Entries.
>> BEGIN

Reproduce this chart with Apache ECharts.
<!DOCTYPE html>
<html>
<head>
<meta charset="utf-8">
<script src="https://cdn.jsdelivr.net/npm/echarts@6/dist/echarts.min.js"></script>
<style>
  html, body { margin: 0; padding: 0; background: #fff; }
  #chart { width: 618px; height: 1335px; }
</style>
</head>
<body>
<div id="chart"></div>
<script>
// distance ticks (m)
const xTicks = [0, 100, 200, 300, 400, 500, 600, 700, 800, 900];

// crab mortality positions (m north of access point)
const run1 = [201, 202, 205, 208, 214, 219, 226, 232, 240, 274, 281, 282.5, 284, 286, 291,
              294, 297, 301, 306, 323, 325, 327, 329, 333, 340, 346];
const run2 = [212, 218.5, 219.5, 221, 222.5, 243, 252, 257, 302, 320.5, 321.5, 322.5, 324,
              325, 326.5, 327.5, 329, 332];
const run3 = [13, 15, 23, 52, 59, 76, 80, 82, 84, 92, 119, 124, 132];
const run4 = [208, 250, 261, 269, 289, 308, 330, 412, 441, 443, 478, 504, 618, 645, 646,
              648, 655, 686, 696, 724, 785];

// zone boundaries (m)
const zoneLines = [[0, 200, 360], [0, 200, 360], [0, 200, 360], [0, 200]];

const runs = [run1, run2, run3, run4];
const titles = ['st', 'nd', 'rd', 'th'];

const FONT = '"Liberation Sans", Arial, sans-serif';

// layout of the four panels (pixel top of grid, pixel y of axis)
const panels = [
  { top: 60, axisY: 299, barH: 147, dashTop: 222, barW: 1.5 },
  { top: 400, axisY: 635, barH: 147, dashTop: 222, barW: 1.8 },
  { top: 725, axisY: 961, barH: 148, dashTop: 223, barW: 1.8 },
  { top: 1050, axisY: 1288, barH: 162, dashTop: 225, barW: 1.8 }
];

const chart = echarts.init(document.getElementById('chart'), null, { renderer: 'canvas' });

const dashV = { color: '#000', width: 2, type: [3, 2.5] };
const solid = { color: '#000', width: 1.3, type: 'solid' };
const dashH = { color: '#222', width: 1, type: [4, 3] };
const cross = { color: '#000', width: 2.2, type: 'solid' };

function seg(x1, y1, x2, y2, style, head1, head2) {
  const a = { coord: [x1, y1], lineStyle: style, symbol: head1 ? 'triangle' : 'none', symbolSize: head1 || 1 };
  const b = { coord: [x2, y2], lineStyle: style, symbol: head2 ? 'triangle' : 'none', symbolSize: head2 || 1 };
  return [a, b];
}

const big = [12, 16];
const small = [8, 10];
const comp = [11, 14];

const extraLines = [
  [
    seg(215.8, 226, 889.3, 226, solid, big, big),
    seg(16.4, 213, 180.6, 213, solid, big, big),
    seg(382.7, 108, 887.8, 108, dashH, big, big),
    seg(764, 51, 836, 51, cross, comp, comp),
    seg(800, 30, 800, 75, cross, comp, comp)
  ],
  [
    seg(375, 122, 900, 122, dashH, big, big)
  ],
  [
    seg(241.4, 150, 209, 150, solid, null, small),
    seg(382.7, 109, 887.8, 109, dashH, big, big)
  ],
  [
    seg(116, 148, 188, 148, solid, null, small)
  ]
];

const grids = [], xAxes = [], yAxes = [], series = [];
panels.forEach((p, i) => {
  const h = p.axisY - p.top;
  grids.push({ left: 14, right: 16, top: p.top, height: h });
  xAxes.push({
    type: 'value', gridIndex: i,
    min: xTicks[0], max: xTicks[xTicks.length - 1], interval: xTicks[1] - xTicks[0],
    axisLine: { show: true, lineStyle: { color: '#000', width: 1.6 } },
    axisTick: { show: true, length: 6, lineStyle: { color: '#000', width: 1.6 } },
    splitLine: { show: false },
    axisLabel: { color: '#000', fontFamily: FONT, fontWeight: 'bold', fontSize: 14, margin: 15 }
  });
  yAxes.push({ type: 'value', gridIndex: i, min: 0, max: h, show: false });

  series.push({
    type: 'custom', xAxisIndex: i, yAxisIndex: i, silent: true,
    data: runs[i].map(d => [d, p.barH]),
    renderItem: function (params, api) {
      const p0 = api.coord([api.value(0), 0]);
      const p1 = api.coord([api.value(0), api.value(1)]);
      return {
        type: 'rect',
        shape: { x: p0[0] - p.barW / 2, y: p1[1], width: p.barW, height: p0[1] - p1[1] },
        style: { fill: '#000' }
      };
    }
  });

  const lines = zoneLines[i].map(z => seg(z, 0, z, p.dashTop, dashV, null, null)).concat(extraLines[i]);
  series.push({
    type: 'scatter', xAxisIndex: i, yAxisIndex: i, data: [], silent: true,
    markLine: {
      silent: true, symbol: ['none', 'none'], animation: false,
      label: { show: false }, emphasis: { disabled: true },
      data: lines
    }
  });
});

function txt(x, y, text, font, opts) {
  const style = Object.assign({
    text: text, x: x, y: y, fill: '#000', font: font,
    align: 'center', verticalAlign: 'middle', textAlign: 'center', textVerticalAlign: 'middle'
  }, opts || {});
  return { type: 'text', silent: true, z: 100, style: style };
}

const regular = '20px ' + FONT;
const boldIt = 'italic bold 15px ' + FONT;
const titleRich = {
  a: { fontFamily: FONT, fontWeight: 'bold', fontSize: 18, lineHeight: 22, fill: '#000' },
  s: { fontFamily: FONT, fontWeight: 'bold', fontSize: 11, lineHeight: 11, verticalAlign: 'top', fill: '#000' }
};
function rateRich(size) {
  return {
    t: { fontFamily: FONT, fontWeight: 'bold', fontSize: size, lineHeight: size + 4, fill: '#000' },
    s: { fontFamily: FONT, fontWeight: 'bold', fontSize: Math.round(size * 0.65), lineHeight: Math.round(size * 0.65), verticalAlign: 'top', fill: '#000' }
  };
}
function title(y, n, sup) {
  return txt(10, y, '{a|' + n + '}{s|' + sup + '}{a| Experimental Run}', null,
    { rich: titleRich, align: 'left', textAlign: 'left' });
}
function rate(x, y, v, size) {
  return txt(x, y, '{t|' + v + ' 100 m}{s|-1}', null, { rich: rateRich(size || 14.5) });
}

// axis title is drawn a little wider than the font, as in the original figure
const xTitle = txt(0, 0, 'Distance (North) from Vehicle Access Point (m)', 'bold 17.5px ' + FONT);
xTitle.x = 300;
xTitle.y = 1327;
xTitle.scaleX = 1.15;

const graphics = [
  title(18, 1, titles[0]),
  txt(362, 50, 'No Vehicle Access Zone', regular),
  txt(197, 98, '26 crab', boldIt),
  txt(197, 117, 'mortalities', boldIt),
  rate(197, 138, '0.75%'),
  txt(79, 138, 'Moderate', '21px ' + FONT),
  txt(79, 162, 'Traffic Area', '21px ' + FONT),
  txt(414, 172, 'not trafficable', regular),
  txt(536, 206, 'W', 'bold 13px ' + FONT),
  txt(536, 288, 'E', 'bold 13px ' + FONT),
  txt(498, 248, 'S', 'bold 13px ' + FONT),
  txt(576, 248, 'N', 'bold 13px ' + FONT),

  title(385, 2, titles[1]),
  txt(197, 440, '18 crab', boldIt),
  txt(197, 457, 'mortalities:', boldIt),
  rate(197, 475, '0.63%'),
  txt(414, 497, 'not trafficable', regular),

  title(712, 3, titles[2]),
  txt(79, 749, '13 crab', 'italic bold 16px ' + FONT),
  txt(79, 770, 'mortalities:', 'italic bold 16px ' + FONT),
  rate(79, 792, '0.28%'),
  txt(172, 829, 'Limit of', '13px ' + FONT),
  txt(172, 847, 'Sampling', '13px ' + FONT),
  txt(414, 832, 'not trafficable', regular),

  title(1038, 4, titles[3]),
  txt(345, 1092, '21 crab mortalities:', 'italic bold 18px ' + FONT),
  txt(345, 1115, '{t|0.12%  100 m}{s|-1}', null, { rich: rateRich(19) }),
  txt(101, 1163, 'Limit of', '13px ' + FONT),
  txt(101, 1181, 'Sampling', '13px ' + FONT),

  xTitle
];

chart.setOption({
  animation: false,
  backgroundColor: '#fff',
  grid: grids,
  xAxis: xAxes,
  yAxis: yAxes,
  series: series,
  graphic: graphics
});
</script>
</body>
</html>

>> END
>> BEGIN

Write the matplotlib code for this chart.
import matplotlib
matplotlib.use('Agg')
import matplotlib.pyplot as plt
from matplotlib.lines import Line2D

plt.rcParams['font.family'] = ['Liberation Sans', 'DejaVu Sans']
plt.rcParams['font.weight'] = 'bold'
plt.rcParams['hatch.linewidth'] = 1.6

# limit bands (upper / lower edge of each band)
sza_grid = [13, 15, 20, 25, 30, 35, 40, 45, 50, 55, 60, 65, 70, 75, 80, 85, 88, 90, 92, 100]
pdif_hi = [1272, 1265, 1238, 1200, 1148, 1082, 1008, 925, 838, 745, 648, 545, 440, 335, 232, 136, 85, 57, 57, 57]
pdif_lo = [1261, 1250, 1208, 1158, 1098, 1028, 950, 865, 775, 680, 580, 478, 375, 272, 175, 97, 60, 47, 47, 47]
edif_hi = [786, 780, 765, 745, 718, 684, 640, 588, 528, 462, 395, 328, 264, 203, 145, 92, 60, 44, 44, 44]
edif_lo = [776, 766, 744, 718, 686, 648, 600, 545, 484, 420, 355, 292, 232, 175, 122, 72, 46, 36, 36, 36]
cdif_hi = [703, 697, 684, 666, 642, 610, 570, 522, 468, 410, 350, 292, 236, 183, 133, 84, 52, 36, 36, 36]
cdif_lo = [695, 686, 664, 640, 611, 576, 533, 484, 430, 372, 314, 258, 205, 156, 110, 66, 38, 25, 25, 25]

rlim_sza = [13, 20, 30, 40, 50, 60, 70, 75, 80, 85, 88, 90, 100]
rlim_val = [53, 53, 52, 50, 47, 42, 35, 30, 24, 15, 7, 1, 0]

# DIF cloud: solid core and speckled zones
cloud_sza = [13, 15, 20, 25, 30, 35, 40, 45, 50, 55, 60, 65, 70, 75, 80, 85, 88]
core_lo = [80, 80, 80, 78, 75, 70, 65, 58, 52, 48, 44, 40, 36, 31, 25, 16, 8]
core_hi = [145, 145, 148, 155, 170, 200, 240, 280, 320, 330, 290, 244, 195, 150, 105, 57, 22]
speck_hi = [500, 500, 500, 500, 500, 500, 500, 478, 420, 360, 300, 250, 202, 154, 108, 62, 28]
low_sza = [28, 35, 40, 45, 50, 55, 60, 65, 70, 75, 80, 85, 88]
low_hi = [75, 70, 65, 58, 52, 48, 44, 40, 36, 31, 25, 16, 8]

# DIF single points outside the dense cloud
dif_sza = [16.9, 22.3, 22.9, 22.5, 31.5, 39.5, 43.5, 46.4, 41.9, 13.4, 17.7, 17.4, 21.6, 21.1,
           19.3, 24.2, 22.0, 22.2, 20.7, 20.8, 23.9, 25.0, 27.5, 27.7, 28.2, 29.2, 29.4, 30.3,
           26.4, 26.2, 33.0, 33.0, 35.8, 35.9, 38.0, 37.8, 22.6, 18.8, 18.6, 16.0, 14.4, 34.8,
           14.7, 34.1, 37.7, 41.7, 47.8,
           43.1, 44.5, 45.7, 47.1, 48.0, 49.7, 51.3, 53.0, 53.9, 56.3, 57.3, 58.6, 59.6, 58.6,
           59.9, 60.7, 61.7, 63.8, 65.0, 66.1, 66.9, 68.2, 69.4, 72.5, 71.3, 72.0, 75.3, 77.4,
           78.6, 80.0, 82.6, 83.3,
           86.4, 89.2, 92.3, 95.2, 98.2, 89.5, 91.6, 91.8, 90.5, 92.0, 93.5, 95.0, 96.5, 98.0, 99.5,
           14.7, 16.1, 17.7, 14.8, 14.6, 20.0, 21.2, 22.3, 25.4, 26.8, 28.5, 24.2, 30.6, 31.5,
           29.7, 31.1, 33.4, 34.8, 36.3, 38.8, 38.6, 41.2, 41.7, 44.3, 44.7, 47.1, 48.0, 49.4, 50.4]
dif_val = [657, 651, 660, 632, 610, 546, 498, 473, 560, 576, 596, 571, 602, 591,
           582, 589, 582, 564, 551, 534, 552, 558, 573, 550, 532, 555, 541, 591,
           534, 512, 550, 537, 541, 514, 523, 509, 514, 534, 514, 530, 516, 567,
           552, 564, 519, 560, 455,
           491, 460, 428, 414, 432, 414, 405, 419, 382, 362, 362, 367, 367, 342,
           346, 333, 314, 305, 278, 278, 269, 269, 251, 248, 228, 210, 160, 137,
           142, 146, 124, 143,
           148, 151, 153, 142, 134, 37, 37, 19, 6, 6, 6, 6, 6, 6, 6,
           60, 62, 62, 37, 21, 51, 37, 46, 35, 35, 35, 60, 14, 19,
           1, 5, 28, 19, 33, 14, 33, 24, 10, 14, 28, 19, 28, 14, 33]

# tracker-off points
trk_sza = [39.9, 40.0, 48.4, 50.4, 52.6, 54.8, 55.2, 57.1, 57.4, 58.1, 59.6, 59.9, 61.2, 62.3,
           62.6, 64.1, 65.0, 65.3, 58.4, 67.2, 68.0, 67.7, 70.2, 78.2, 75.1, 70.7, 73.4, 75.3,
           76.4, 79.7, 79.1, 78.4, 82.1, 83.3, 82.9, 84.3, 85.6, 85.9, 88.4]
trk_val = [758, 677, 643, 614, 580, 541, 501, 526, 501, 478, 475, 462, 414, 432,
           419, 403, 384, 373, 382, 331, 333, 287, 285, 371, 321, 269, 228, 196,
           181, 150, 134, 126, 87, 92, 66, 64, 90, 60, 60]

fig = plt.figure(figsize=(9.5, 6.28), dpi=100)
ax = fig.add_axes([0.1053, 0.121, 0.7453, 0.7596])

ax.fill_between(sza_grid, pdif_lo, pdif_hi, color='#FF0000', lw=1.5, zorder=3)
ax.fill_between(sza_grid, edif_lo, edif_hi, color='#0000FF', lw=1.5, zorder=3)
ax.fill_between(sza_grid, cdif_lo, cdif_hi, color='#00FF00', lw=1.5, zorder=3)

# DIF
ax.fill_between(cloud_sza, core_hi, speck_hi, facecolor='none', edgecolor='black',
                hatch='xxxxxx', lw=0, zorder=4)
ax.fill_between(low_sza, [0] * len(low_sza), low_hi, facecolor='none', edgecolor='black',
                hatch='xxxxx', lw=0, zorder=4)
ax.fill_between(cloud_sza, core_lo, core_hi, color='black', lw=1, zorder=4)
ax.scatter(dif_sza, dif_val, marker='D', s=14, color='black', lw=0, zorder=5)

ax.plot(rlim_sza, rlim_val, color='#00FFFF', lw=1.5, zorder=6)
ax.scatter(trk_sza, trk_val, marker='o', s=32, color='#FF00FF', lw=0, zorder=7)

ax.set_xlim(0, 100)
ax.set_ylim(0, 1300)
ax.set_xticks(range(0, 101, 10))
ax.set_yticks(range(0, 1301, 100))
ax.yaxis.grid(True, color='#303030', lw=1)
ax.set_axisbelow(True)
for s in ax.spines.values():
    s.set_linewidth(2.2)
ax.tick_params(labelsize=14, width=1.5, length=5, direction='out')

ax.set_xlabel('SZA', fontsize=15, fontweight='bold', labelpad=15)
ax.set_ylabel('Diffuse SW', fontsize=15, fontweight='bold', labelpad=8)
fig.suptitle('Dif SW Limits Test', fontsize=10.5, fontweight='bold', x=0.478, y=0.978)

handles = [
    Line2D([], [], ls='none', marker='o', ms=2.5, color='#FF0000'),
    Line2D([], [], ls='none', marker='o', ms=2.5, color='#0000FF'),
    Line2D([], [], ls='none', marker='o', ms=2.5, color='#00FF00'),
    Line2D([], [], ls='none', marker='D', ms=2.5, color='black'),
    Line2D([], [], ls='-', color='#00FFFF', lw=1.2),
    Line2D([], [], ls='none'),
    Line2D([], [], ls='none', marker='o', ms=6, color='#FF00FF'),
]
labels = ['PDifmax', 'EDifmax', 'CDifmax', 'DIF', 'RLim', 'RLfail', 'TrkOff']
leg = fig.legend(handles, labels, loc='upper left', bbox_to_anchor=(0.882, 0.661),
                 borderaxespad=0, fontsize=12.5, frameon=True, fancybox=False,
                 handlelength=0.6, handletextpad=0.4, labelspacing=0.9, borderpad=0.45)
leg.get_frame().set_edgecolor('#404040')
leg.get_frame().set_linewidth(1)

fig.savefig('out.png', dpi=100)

>> END
>> BEGIN

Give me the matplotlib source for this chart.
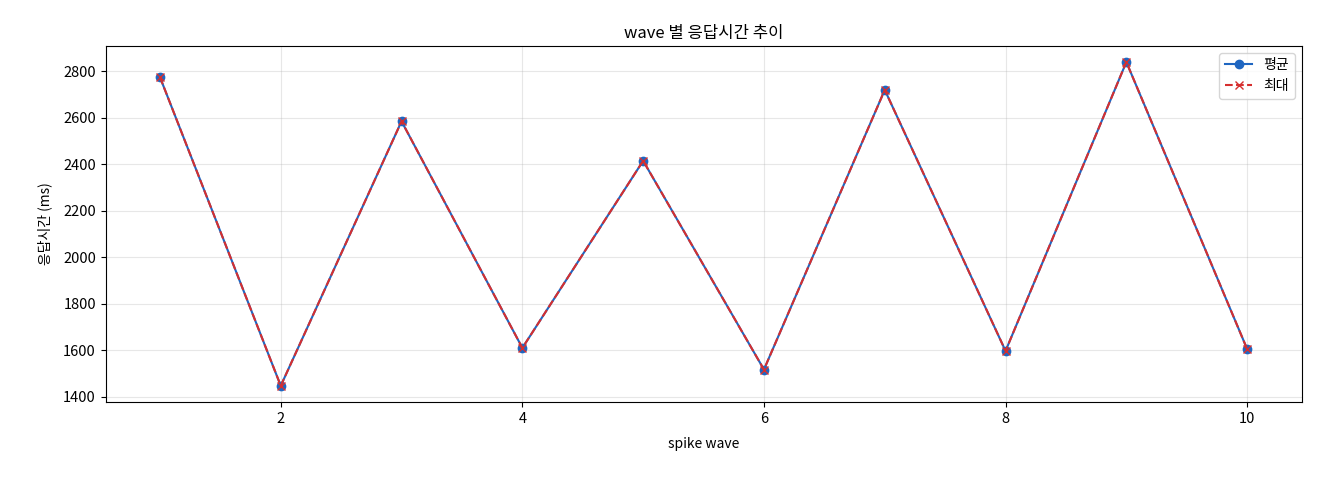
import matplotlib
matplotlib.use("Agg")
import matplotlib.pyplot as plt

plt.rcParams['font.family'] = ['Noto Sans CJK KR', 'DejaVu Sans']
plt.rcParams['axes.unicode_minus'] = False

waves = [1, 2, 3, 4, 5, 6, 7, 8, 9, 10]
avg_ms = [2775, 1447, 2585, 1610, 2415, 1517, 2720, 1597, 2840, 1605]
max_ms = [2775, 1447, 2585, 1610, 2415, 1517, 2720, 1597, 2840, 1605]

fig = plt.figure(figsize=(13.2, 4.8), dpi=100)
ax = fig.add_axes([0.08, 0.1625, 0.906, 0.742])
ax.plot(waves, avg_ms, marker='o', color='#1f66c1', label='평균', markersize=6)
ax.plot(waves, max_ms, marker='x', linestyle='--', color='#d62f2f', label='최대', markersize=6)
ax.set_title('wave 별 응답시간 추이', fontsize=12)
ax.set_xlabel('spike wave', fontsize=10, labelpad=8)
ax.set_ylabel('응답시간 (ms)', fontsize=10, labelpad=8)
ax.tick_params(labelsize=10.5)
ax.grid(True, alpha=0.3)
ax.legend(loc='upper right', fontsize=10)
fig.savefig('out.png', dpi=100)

>> END

Written exercise.
Look above for the line with "Give me the matplotlib source for this chart."; quote it and every line after it, stopping after the line with "plt.rcParams['axes.unicode_minus'] = False", exactly, with nothing added and without pictures.

Solution below.
Give me the matplotlib source for this chart.
import matplotlib
matplotlib.use("Agg")
import matplotlib.pyplot as plt

plt.rcParams['font.family'] = ['Noto Sans CJK KR', 'DejaVu Sans']
plt.rcParams['axes.unicode_minus'] = False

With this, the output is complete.